Field Technology Services — AI-Orchestrated Akamai Operations
Inference is the process of running input data through a trained model to produce a prediction. The model's weights are frozen — they never change. The only computation is a single forward pass through the network.
Key characteristics: deterministic computation path, memory footprint proportional to model size + KV cache, can be heavily optimized via quantization (INT4/INT8), batching, and speculative decoding. The model is essentially a function — input goes in, output comes out.
Training is the iterative process of adjusting a model's weights so its predictions match desired outputs. Every training step requires a forward pass (compute prediction), a loss calculation (measure error), and a backward pass (compute gradients via backpropagation).
Gradient descent is the optimization algorithm: compute the direction that reduces loss, take a step in that direction, repeat millions of times. Learning rate controls step size — too large and you overshoot, too small and training takes forever.
| Dimension | Training | Inference |
|---|---|---|
| Compute | Forward + backward pass. ~3x FLOPs vs inference per sample. | Forward pass only. Optimized for throughput. |
| Memory | Model weights + gradients + optimizer states + activations. ~16 bytes/param (AdamW FP32). | Model weights + KV cache. ~0.5-2 bytes/param (INT4-FP16). |
| Precision | BF16/FP32 required. Needs exponent range for gradient stability. | INT4/INT8/FP16 viable. Mantissa precision traded for speed. |
| Hardware | Multi-GPU clusters (H100/A100). NVIDIA DGX, cloud HPC. | Single GPU, CPU, Mac Mini, edge devices, mobile. |
| Batch size | Large batches (thousands) for gradient stability. Gradient accumulation common. | Often batch=1 for real-time. Continuous batching for serving. |
| Latency | Hours to months. Latency per step is irrelevant — total time matters. | Milliseconds to seconds. Time-to-first-token is critical. |
| Cost | $1M-$100M+ for frontier models. One-time (amortized) cost. | $0.001-$0.10 per query. Ongoing, scales with usage. |
| Weights | Mutable.
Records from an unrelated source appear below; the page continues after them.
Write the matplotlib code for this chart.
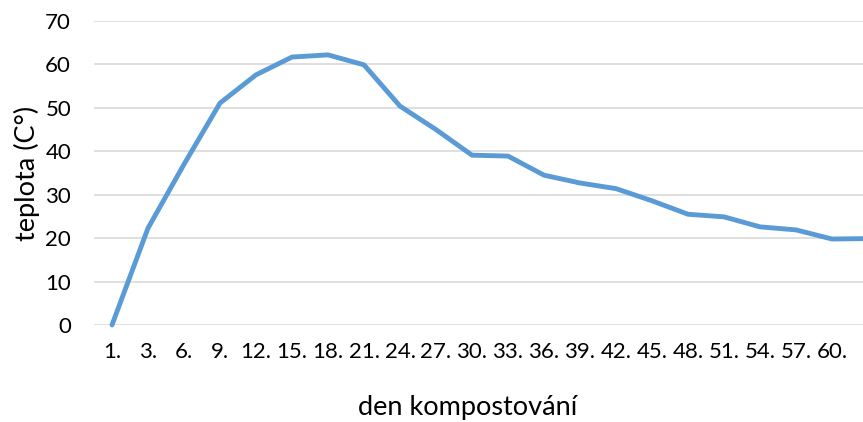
import matplotlib
import matplotlib.pyplot as plt

matplotlib.use("Agg")

# den kompostování (63. je v obrázku oříznutý, popisek se nevejde)
days = ["1.", "3.", "6.", "9.", "12.", "15.", "18.", "21.", "24.", "27.", "30.",
        "33.", "36.", "39.", "42.", "45.", "48.", "51.", "54.", "57.", "60.", ""]
temps = [0, 22.3, 37, 51.1, 57.6, 61.7, 62.2, 59.9, 50.4, 45, 39.1,
         38.9, 34.5, 32.7, 31.4, 28.6, 25.5, 24.9, 22.6, 21.9, 19.8, 19.9]
y_ticks = [0, 10, 20, 30, 40, 50, 60, 70]

plt.rcParams["font.family"] = ["Lato", "DejaVu Sans"]
fig = plt.figure(figsize=(8.63, 4.22), dpi=100)
W, H = 863, 422
ax = fig.add_axes([94 / W, (H - 325) / H, 792 / W, 304 / H])

x = list(range(len(days)))
ax.plot(x, temps, color="#5B9BD5", linewidth=3.5, solid_joinstyle="round",
        solid_capstyle="round", zorder=3, clip_on=False)

ax.set_xlim(-0.5, len(days) - 0.5)
ax.set_ylim(0, 70)
ax.set_yticks(y_ticks)
ax.set_xticks(x)
ax.set_xticklabels(days)
ax.grid(axis="y", color="#D9D9D9", linewidth=1.2)
ax.set_axisbelow(True)
for s in ax.spines.values():
    s.set_visible(False)
ax.tick_params(length=0, labelsize=16, colors="#000000")
ax.tick_params(axis="y", pad=16.5)
ax.tick_params(axis="x", pad=12.5)

fig.text(27 / W, 1 - 173 / H, "teplota (C°)", rotation=90, fontsize=19.5,
         ha="center", va="center")
fig.text(468 / W, 1 - 408 / H, "den kompostování", fontsize=19.5,
         ha="center", va="center")

fig.savefig("out.png", dpi=100)
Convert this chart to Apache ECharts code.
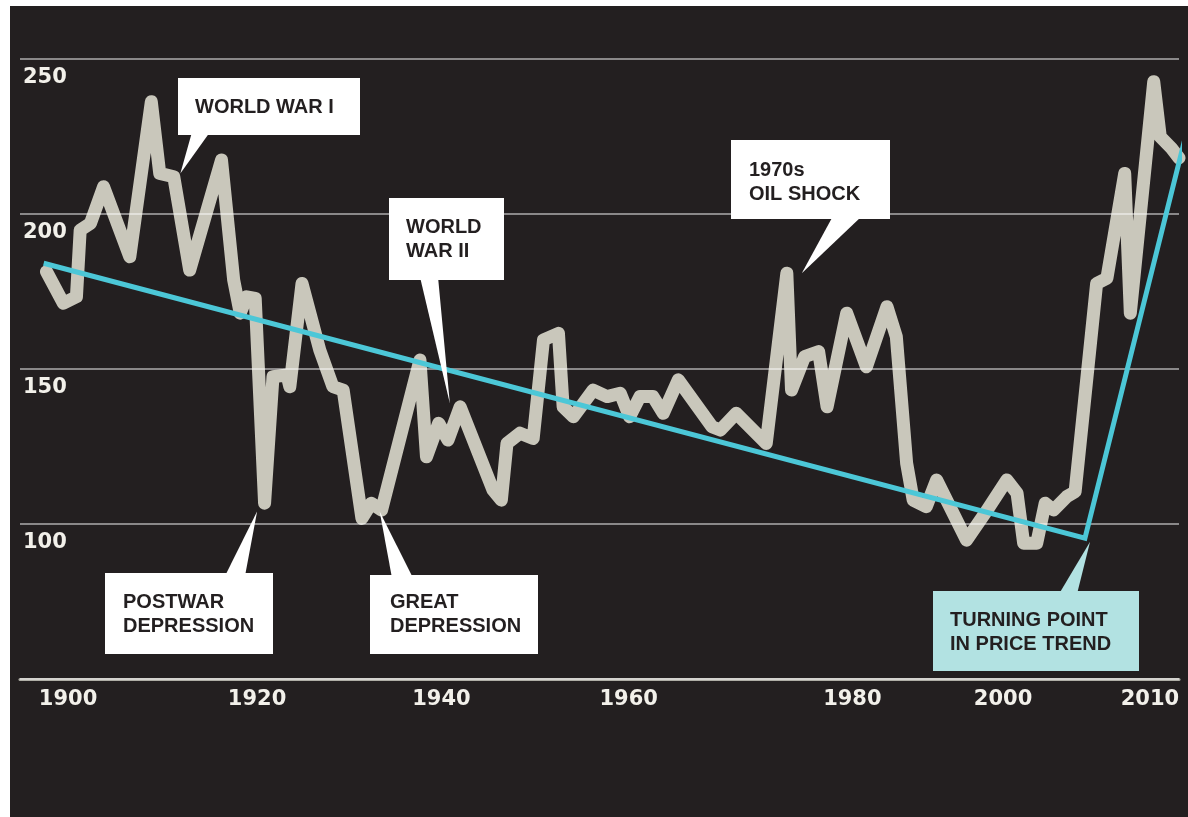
<!DOCTYPE html>
<html>
<head>
<meta charset="utf-8">
<script src="https://cdn.jsdelivr.net/npm/echarts@6/dist/echarts.min.js"></script>
<style>
  html, body { margin: 0; padding: 0; background: #ffffff; }
  #bg { position: absolute; left: 10px; top: 6px; right: 0; bottom: 0; background: #231f20; }
  #chart { position: absolute; left: 0; top: 0; width: 1188px; height: 817px; }
</style>
</head>
<body>
<div id="bg"></div>
<div id="chart"></div>
<script>
// ---- data ----
const years = [1897.7, 1899.5, 1900.9, 1901.3, 1902.4, 1903.8, 1906.6, 1908.9, 1909.8, 1911.3,
  1913.0, 1916.4, 1917.7, 1918.4, 1919.1, 1920.0, 1921.0, 1921.9, 1923.4, 1923.7,
  1925.0, 1926.9, 1928.3, 1929.4, 1931.4, 1932.4, 1933.5, 1937.6, 1938.3, 1939.6,
  1940.6, 1941.9, 1945.4, 1946.3, 1946.9, 1948.3, 1949.7, 1950.8, 1952.4, 1952.9,
  1954.0, 1956.1, 1957.6, 1959.0, 1960.0, 1961.1, 1962.5, 1963.6, 1965.2, 1968.8,
  1969.7, 1971.4, 1974.6, 1976.8, 1977.3, 1978.7, 1980.2, 1981.1, 1983.2, 1985.3,
  1987.5, 1988.5, 1989.6, 1990.3, 1991.7, 1992.8, 1996.0, 1998.2, 2000.3, 2001.4,
  2002.1, 2003.5, 2004.4, 2005.3, 2006.7, 2007.6, 2008.8, 2009.9, 2011.0, 2012.9,
  2013.5, 2016.0, 2016.7, 2017.9, 2018.7];
const prices = [181.4, 171.2, 173.3, 194.8, 197.0, 208.8, 186.2, 236.2, 213.1, 212.0,
  181.9, 217.4, 178.7, 168.0, 173.3, 172.8, 106.7, 147.5, 148.1, 144.3,
  177.6, 156.1, 144.3, 143.2, 101.8, 106.7, 104.5, 152.9, 121.7, 132.5,
  127.1, 137.8, 111.0, 107.7, 126.0, 129.3, 127.6, 159.4, 161.5, 137.8,
  134.6, 143.2, 141.1, 142.2, 134.6, 141.1, 141.1, 135.7, 146.5, 131.4,
  130.3, 135.7, 126.0, 180.9, 143.2, 154.0, 155.6, 137.8, 168.0, 150.7,
  170.1, 160.4, 119.6, 107.7, 105.6, 114.2, 94.8, 104.5, 114.2, 109.9,
  93.8, 93.8, 106.7, 104.5, 108.8, 110.4, 145.4, 177.6, 179.3, 213.1,
  168.0, 242.7, 224.9, 221.2, 218.1];
const trendYears = [1897.4, 2008.65, 2019.7];
const trendValues = [184.1, 95.4, 228.7];
const xTickLabels = ['1900', '1920', '1940', '1960', '1980', '2000', '2010'];
const xTickPositions = [1900, 1920.2, 1939.9, 1959.9, 1983.8, 1999.9, 2015.6];
const calloutTexts = ['WORLD WAR I', 'WORLD\nWAR II', '1970s\nOIL SHOCK', 'POSTWAR\nDEPRESSION', 'GREAT\nDEPRESSION', 'TURNING POINT\nIN PRICE TREND'];
const calloutAnchorYears = [1912.0, 1940.8, 1978.4, 1920.2, 1933.3, 2009.2];
const calloutAnchorValues = [213.1, 138.9, 180.9, 104.0, 104.0, 94.3];

// ---- layout / style of the callouts (pixels) ----
const calloutLayout = [
  { x: 178, y: 78,  w: 182, h: 57, base: [192, 210],   edgeY: 135, tx: 195, ty: 95,  fill: '#ffffff' },
  { x: 389, y: 198, w: 115, h: 82, base: [420, 438],   edgeY: 280, tx: 406, ty: 215, fill: '#ffffff' },
  { x: 731, y: 140, w: 159, h: 79, base: [833, 862],   edgeY: 219, tx: 749, ty: 158, fill: '#ffffff' },
  { x: 105, y: 573, w: 168, h: 81, base: [225, 245],   edgeY: 573, tx: 123, ty: 590, fill: '#ffffff' },
  { x: 370, y: 575, w: 168, h: 79, base: [392, 413],   edgeY: 575, tx: 390, ty: 590, fill: '#ffffff' },
  { x: 933, y: 591, w: 206, h: 80, base: [1059, 1077], edgeY: 591, tx: 950, ty: 608, fill: '#b2e2e2' }
];

const chart = echarts.init(document.getElementById('chart'), null, { renderer: 'canvas' });

const labelFont = { fontFamily: '"DejaVu Sans", sans-serif', fontWeight: 'bold', fontSize: 21, color: '#f2f0ea' };

chart.setOption({
  backgroundColor: 'transparent',
  animation: false,
  grid: { left: 20, right: 9, top: 59, bottom: 138, containLabel: false },
  xAxis: {
    type: 'value',
    min: 1894.87,
    max: 2018.7,
    axisLine: { show: true, lineStyle: { color: '#aeada5', width: 3 } },
    axisTick: { show: false },
    splitLine: { show: false },
    axisLabel: Object.assign({}, labelFont, {
      margin: 10,
      lineHeight: 21,
      customValues: xTickPositions,
      formatter: function (v) {
        let best = 0, bd = Infinity;
        xTickPositions.forEach(function (p, i) { const d = Math.abs(p - v); if (d < bd) { bd = d; best = i; } });
        return xTickLabels[best];
      }
    })
  },
  yAxis: {
    type: 'value',
    min: 50,
    max: 250,
    interval: 50,
    z: 3,
    axisLine: { show: false },
    axisTick: { show: false },
    splitLine: { show: true, lineStyle: { color: 'rgba(255,255,255,0.47)', width: 2 } },
    axisLabel: Object.assign({}, labelFont, {
      inside: true,
      margin: 3,
      align: 'left',
      verticalAlign: 'top',
      lineHeight: 21,
      padding: [8, 0, 0, 0],
      showMaxLabel: true,
      formatter: function (v) { return v === 50 ? '' : String(v); }
    })
  },
  series: [
    {
      name: 'Commodity index',
      type: 'line',
      z: 2,
      showSymbol: false,
      symbol: 'none',
      data: years.map(function (y, i) { return [y, prices[i]]; }),
      lineStyle: { color: '#c9c7bb', width: 13, join: 'round', cap: 'round' }
    },
    {
      name: 'Price trend',
      type: 'line',
      z: 5,
      clip: false,
      showSymbol: false,
      symbol: 'none',
      data: trendYears.map(function (y, i) { return [y, trendValues[i]]; }),
      lineStyle: { color: '#4cc7d7', width: 5, join: 'miter', cap: 'butt' }
    }
  ]
});

// callouts: pointer tip anchored to data coordinates
const graphics = [];
calloutTexts.forEach(function (txt, i) {
  const L = calloutLayout[i];
  const tip = chart.convertToPixel({ gridIndex: 0 }, [calloutAnchorYears[i], calloutAnchorValues[i]]);
  const inward = (L.edgeY === L.y) ? 3 : -3;
  graphics.push({
    type: 'polygon', z: 20,
    shape: { points: [[L.base[0], L.edgeY + inward], [L.base[1], L.edgeY + inward], tip] },
    style: { fill: L.fill }
  });
  graphics.push({
    type: 'rect', z: 21,
    shape: { x: L.x, y: L.y, width: L.w, height: L.h },
    style: { fill: L.fill }
  });
  graphics.push({
    type: 'text', z: 22,
    x: L.tx, y: L.ty,
    style: {
      text: txt,
      fill: '#231f20',
      fontFamily: '"Liberation Sans", Arial, sans-serif',
      fontWeight: 'bold',
      fontSize: 20,
      lineHeight: 24,
      verticalAlign: 'top',
      align: 'left'
    }
  });
});
chart.setOption({ graphic: graphics });
</script>
</body>
</html>
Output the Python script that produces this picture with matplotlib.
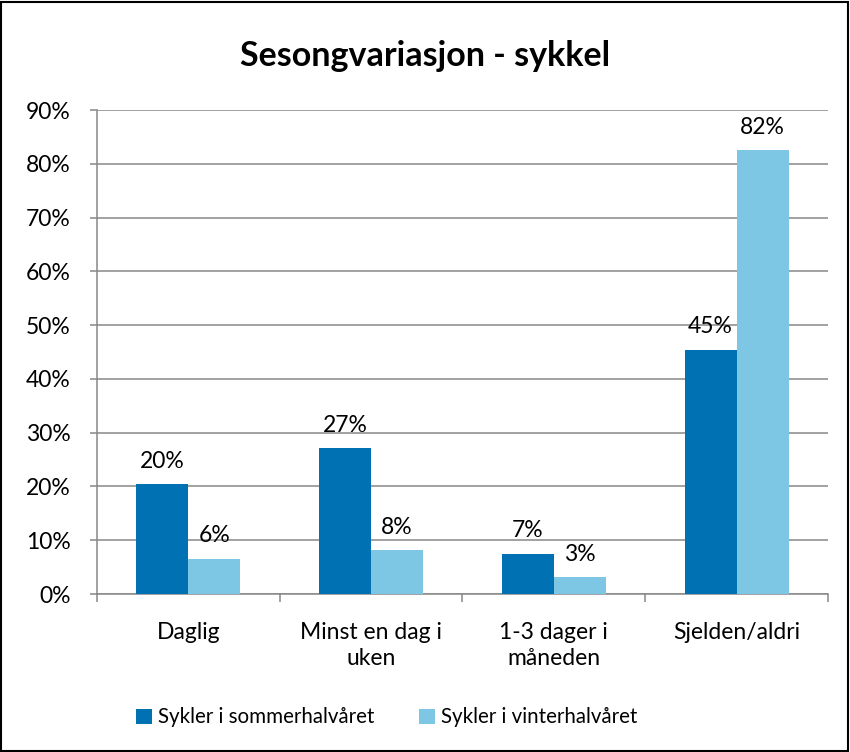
import matplotlib.pyplot as plt
import numpy as np
from matplotlib.patches import Rectangle

plt.rcParams['font.family'] = ['Lato', 'DejaVu Sans']

categories = ["Daglig", "Minst en dag i\nuken", "1-3 dager i\nmåneden", "Sjelden/aldri"]
sommer = [20.4, 27.1, 7.5, 45.4]
vinter = [6.6, 8.1, 3.1, 82.5]
sommer_labels = ["20%", "27%", "7%", "45%"]
vinter_labels = ["6%", "8%", "3%", "82%"]
yticks = [0, 10, 20, 30, 40, 50, 60, 70, 80, 90]

dark = "#0071b3"
light = "#7ec7e4"
grey = "#888888"

fig = plt.figure(figsize=(8.5, 7.52), dpi=100)
ax = fig.add_axes([0.1141, 0.2101, 0.86, 0.6436])

x = np.arange(len(categories))
w = 0.285
b1 = ax.bar(x - w/2, sommer, w, color=dark, label="Sykler i sommerhalvåret", zorder=3)
b2 = ax.bar(x + w/2, vinter, w, color=light, label="Sykler i vinterhalvåret", zorder=3)

for bars, labs in [(b1, sommer_labels), (b2, vinter_labels)]:
    for r, t in zip(bars, labs):
        ax.annotate(t, (r.get_x() + r.get_width()/2, r.get_height()),
                    xytext=(0, 9), textcoords="offset points",
                    ha="center", va="bottom", fontsize=16.5, color="black")

ax.set_ylim(0, 90)
ax.set_xlim(-0.5, len(categories) - 0.5)
ax.set_yticks(yticks)
ax.set_yticklabels([f"{v}%" for v in yticks], fontsize=16.5)
ax.yaxis.grid(True, color=grey, linewidth=1.1, zorder=0)
ax.set_axisbelow(True)

ax.set_xticks(x)
ax.set_xticklabels(categories, fontsize=16.5, linespacing=1.3)
ax.set_xticks(np.arange(-0.5, len(categories)), minor=True)
ax.tick_params(axis="x", which="major", length=0, pad=20)
ax.tick_params(axis="x", which="minor", length=6, color=grey, width=1.1)
ax.tick_params(axis="y", length=5, color=grey, width=1.1, pad=14)

for s in ["top", "right"]:
    ax.spines[s].set_visible(False)
for s in ["left", "bottom"]:
    ax.spines[s].set_color(grey)
    ax.spines[s].set_linewidth(1.1)

fig.text(0.5, 0.925, "Sesongvariasjon - sykkel", ha="center", va="center",
         fontsize=24.5, fontweight="bold")

fig.legend(handles=[b1, b2], loc="center", bbox_to_anchor=(0.455, 0.046), ncol=2,
           frameon=False, fontsize=14.8, handlelength=0.75, handleheight=0.75,
           handletextpad=0.3, columnspacing=2.2)

fig.patches.append(Rectangle((0.001, 0.001), 0.997, 0.997, transform=fig.transFigure,
                             fill=False, edgecolor="black", linewidth=1.5))

fig.savefig("out.png", dpi=100)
Updated every step via gradient descent. | Frozen. Loaded once, read-only. |
The entire reason inference can run on a Mac Mini, a phone, or an Akamai edge server is that trained models are compiled knowledge. The expensive, GPU-intensive work of learning already happened. Inference is just reading from that knowledge.
Generation throughput. Llama 3.1 8B on M4 Max: ~60 tok/s at INT4. On H100: ~2,000 tok/s at FP16.
Latency before generation begins. Includes prompt processing (prefill). Target: <500ms for interactive use.
Serving throughput with continuous batching. vLLM and TGI optimize this via PagedAttention and dynamic batching.
Models are trained in BF16/FP32 for numerical stability, then quantized to INT4/INT8 for deployment. This is a post-training compression step that trades precision for speed and memory savings.